A good negotiation can make a good deal even better, for both parties. Some procurement procedures allow the procurer to negotiate with the tenderers. Due to legal regulations, this type of negotiation is a bit special. In many cases, the procurement is based on all competing railway companies pricing the contract on the basis of the current terms in the contract documents.

Any negotiation must therefore focus on the content of the tender, which must meet the requirements in the contract documents both before and after negotiation. Negotiation must not change the original terms in the contract documents. These include terms regarding liability, risk allocation, payment formulas, etc. But provided that the procurer leaves clear instructions, a negotiation may refer to specified portions of the contract documents, such as maximum ceilings for liability or other risk allocations.

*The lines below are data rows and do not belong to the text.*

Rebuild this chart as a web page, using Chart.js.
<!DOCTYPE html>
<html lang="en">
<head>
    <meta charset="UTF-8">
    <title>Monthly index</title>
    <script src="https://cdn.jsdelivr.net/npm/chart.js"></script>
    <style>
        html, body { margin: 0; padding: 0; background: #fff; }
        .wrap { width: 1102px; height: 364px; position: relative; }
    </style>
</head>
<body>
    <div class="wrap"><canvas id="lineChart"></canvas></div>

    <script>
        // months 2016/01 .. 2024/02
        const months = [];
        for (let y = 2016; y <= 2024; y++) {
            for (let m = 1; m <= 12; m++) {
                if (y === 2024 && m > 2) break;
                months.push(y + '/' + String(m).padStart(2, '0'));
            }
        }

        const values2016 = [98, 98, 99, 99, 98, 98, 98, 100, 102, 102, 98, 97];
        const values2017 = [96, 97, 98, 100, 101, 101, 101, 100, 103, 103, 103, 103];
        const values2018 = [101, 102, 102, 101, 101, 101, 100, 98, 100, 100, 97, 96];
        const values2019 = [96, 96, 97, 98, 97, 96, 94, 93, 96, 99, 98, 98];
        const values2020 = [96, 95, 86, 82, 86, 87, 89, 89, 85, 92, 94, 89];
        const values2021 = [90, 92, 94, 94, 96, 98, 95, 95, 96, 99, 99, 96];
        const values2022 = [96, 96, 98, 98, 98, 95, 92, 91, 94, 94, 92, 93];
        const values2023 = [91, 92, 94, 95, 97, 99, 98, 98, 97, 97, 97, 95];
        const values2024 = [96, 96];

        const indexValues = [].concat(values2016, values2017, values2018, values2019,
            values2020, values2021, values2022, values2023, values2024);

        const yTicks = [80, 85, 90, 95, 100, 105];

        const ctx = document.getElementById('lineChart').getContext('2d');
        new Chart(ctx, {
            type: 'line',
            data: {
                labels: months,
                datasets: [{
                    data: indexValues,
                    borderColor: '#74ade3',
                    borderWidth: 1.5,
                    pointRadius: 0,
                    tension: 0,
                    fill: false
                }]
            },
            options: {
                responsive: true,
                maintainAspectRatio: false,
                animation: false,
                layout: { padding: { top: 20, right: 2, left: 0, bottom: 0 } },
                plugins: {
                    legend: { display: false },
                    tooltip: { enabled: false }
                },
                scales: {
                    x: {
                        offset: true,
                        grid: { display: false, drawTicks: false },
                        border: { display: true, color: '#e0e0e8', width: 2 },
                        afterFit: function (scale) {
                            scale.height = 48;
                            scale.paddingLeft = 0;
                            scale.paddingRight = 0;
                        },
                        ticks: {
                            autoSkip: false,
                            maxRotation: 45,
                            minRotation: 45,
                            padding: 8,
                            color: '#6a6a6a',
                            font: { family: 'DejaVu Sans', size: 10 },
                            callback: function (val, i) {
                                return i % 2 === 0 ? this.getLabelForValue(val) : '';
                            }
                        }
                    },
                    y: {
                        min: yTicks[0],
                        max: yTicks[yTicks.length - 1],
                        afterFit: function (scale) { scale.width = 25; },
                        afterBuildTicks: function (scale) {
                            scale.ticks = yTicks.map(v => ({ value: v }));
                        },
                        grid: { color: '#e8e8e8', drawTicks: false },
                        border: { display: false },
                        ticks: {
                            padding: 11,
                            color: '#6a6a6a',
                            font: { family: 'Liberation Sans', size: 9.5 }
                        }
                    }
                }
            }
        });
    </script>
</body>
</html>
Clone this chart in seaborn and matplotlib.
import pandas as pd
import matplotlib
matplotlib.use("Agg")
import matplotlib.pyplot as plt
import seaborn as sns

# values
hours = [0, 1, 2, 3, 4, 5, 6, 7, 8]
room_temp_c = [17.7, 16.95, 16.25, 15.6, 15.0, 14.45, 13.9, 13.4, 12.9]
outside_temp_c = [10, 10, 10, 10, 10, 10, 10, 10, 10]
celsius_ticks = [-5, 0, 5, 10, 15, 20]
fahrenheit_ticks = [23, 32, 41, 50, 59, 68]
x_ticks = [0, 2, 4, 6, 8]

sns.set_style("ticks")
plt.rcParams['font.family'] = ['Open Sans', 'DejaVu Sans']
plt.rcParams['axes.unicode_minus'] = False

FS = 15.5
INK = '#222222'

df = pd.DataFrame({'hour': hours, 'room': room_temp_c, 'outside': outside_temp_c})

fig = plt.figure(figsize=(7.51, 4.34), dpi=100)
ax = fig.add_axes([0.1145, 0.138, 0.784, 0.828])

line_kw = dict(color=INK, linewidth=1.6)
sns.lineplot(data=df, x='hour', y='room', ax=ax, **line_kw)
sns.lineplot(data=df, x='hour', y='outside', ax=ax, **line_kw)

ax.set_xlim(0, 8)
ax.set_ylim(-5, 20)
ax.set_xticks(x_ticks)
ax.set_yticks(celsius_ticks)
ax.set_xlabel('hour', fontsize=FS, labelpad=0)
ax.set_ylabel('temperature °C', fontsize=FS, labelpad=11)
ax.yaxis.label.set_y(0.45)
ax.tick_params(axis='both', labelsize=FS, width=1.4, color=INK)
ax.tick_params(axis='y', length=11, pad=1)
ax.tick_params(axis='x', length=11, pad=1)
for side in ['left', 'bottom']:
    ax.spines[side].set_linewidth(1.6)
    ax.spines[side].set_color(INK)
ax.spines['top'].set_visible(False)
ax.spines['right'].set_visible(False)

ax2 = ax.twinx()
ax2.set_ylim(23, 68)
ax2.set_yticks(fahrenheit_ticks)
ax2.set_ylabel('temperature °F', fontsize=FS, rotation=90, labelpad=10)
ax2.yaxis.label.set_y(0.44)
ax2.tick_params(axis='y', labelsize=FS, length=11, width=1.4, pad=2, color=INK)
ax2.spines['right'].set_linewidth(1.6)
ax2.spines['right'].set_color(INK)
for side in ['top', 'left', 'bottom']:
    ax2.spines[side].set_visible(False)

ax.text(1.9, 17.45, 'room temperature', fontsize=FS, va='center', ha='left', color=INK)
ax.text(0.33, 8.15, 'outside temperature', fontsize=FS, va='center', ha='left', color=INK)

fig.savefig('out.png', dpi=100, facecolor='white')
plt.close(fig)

Railway companies will want to negotiate away cost drivers in the contract. This can also benefit the procurer by reducing the tender price. If the procurer allows this type of negotiation, the outcome of such negotiation should be part of the tender evaluation. A change in risk for a railway company should also affect the evaluation of the tender. An experienced procurer knows up front what the railway companies will want to negotiate and can decide what leeway to give them.

Equal treatment is key!

Procurement regulations restrict how negotiations can be conducted. The requirement for equal treatment of all tenderers and confidentiality means that all tenders must be treated equally. All tenderers, at least those with a reasonable chance of being awarded the contract, must be given the same opportunity to improve their tenders through negotiation. Otherwise, discussions may arise on whether the procurer favoured a certain tenderer through extended negotiations where the negotiation outcome became a decisive factor in awarding the contract.